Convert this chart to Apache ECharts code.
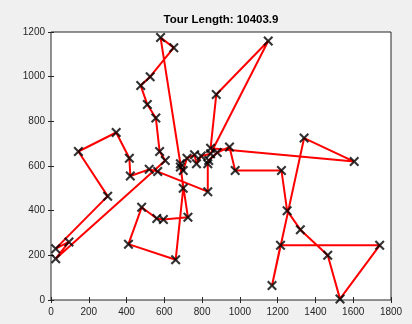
<!DOCTYPE html>
<html>
<head>
<meta charset="utf-8">
<script src="https://cdn.jsdelivr.net/npm/echarts@6/dist/echarts.min.js"></script>
<style>
html, body { margin: 0; padding: 0; background: #f0f0f0; }
#chart1 { width: 412px; height: 324px; }
</style>
</head>
<body>
<div id="chart1"></div>
<script>
// tour title and axis range
var titleText = 'Tour Length: 10403.9';
var xMin = 0, xMax = 1800, xStep = 200;
var yMin = 0, yMax = 1200, yStep = 200;

// city coordinates, listed in the order the tour visits them
var tourX = [580, 650, 525, 475, 510, 555, 575, 605, 25, 95, 25, 300, 145, 345, 415, 420,
             520, 565, 830, 830, 835, 880, 945, 975, 1220, 1250, 1320, 1465, 1530, 1740, 1215, 1170,
             1340, 1605, 845, 875, 1150, 845, 795, 770, 760, 720, 700, 685, 725, 595, 560, 480,
             410, 660, 700, 685];
var tourY = [1175, 1130, 1000, 960, 875, 815, 665, 625, 185, 260, 230, 465, 665, 750, 635, 555,
             585, 575, 485, 610, 625, 660, 685, 580, 580, 400, 315, 200, 5, 245, 245, 65,
             725, 620, 680, 920, 1160, 655, 645, 610, 650, 635, 580, 595, 370, 360, 365, 415,
             250, 180, 500, 610];

var myChart = echarts.init(document.getElementById('chart1'));

var pts = tourX.map(function (x, i) { return [x, tourY[i]]; });
var loop = pts.concat([pts[0]]);   // close the tour
var cross = 'path://M0,1.5L1.5,0L5,3.5L8.5,0L10,1.5L6.5,5L10,8.5L8.5,10L5,6.5L1.5,10L0,8.5L3.5,5Z';
var axText = { color: '#262626', fontSize: 10, fontFamily: 'Liberation Sans, Arial, sans-serif',
               formatter: function (v) { return String(v); } };
var tick = { inside: true, length: 3, lineStyle: { color: '#262626' } };

var option = {
    backgroundColor: '#f0f0f0',
    animation: false,
    graphic: [{
        type: 'text', x: 221, y: 20,
        style: {
            text: titleText, fill: '#000', align: 'center', verticalAlign: 'middle',
            font: 'bold 11.5px "Liberation Sans", Arial, sans-serif'
        }
    }],
    grid: { left: 51, right: 21, top: 32, bottom: 24, show: true,
            backgroundColor: '#fff', borderColor: '#262626', borderWidth: 1 },
    xAxis: [
        { type: 'value', min: xMin, max: xMax, interval: xStep, splitLine: { show: false },
          axisLine: { show: false }, axisTick: tick,
          axisLabel: Object.assign({ margin: 7 }, axText) },
        { type: 'value', position: 'top', min: xMin, max: xMax, interval: xStep, splitLine: { show: false },
          axisLine: { show: false }, axisTick: tick, axisLabel: { show: false } }
    ],
    yAxis: [
        { type: 'value', min: yMin, max: yMax, interval: yStep, splitLine: { show: false },
          axisLine: { show: false }, axisTick: tick,
          axisLabel: Object.assign({ margin: 6 }, axText) },
        { type: 'value', position: 'right', min: yMin, max: yMax, interval: yStep, splitLine: { show: false },
          axisLine: { show: false }, axisTick: tick, axisLabel: { show: false } }
    ],
    series: [
        {
            type: 'line', data: loop, showSymbol: false, z: 2,
            lineStyle: { color: '#ff0000', width: 2 }
        },
        {
            type: 'scatter', data: pts, symbol: cross, symbolSize: 10, z: 3,
            itemStyle: { color: '#000' }
        }
    ]
};
myChart.setOption(option);
</script>
</body>
</html>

== Exercise requirements ==
Return the material word for word. Pictures are not part of the copy.

== Written solution ==
Convert this chart to Apache ECharts code.
<!DOCTYPE html>
<html>
<head>
<meta charset="utf-8">
<script src="https://cdn.jsdelivr.net/npm/echarts@6/dist/echarts.min.js"></script>
<style>
html, body { margin: 0; padding: 0; background: #f0f0f0; }
#chart1 { width: 412px; height: 324px; }
</style>
</head>
<body>
<div id="chart1"></div>
<script>
// tour title and axis range
var titleText = 'Tour Length: 10403.9';
var xMin = 0, xMax = 1800, xStep = 200;
var yMin = 0, yMax = 1200, yStep = 200;

// city coordinates, listed in the order the tour visits them
var tourX = [580, 650, 525, 475, 510, 555, 575, 605, 25, 95, 25, 300, 145, 345, 415, 420,
             520, 565, 830, 830, 835, 880, 945, 975, 1220, 1250, 1320, 1465, 1530, 1740, 1215, 1170,
             1340, 1605, 845, 875, 1150, 845, 795, 770, 760, 720, 700, 685, 725, 595, 560, 480,
             410, 660, 700, 685];
var tourY = [1175, 1130, 1000, 960, 875, 815, 665, 625, 185, 260, 230, 465, 665, 750, 635, 555,
             585, 575, 485, 610, 625, 660, 685, 580, 580, 400, 315, 200, 5, 245, 245, 65,
             725, 620, 680, 920, 1160, 655, 645, 610, 650, 635, 580, 595, 370, 360, 365, 415,
             250, 180, 500, 610];

var myChart = echarts.init(document.getElementById('chart1'));

var pts = tourX.map(function (x, i) { return [x, tourY[i]]; });
var loop = pts.concat([pts[0]]);   // close the tour
var cross = 'path://M0,1.5L1.5,0L5,3.5L8.5,0L10,1.5L6.5,5L10,8.5L8.5,10L5,6.5L1.5,10L0,8.5L3.5,5Z';
var axText = { color: '#262626', fontSize: 10, fontFamily: 'Liberation Sans, Arial, sans-serif',
               formatter: function (v) { return String(v); } };
var tick = { inside: true, length: 3, lineStyle: { color: '#262626' } };

var option = {
    backgroundColor: '#f0f0f0',
    animation: false,
    graphic: [{
        type: 'text', x: 221, y: 20,
        style: {
            text: titleText, fill: '#000', align: 'center', verticalAlign: 'middle',
            font: 'bold 11.5px "Liberation Sans", Arial, sans-serif'
        }
    }],
    grid: { left: 51, right: 21, top: 32, bottom: 24, show: true,
            backgroundColor: '#fff', borderColor: '#262626', borderWidth: 1 },
    xAxis: [
        { type: 'value', min: xMin, max: xMax, interval: xStep, splitLine: { show: false },
          axisLine: { show: false }, axisTick: tick,
          axisLabel: Object.assign({ margin: 7 }, axText) },
        { type: 'value', position: 'top', min: xMin, max: xMax, interval: xStep, splitLine: { show: false },
          axisLine: { show: false }, axisTick: tick, axisLabel: { show: false } }
    ],
    yAxis: [
        { type: 'value', min: yMin, max: yMax, interval: yStep, splitLine: { show: false },
          axisLine: { show: false }, axisTick: tick,
          axisLabel: Object.assign({ margin: 6 }, axText) },
        { type: 'value', position: 'right', min: yMin, max: yMax, interval: yStep, splitLine: { show: false },
          axisLine: { show: false }, axisTick: tick, axisLabel: { show: false } }
    ],
    series: [
        {
            type: 'line', data: loop, showSymbol: false, z: 2,
            lineStyle: { color: '#ff0000', width: 2 }
        },
        {
            type: 'scatter', data: pts, symbol: cross, symbolSize: 10, z: 3,
            itemStyle: { color: '#000' }
        }
    ]
};
myChart.setOption(option);
</script>
</body>
</html>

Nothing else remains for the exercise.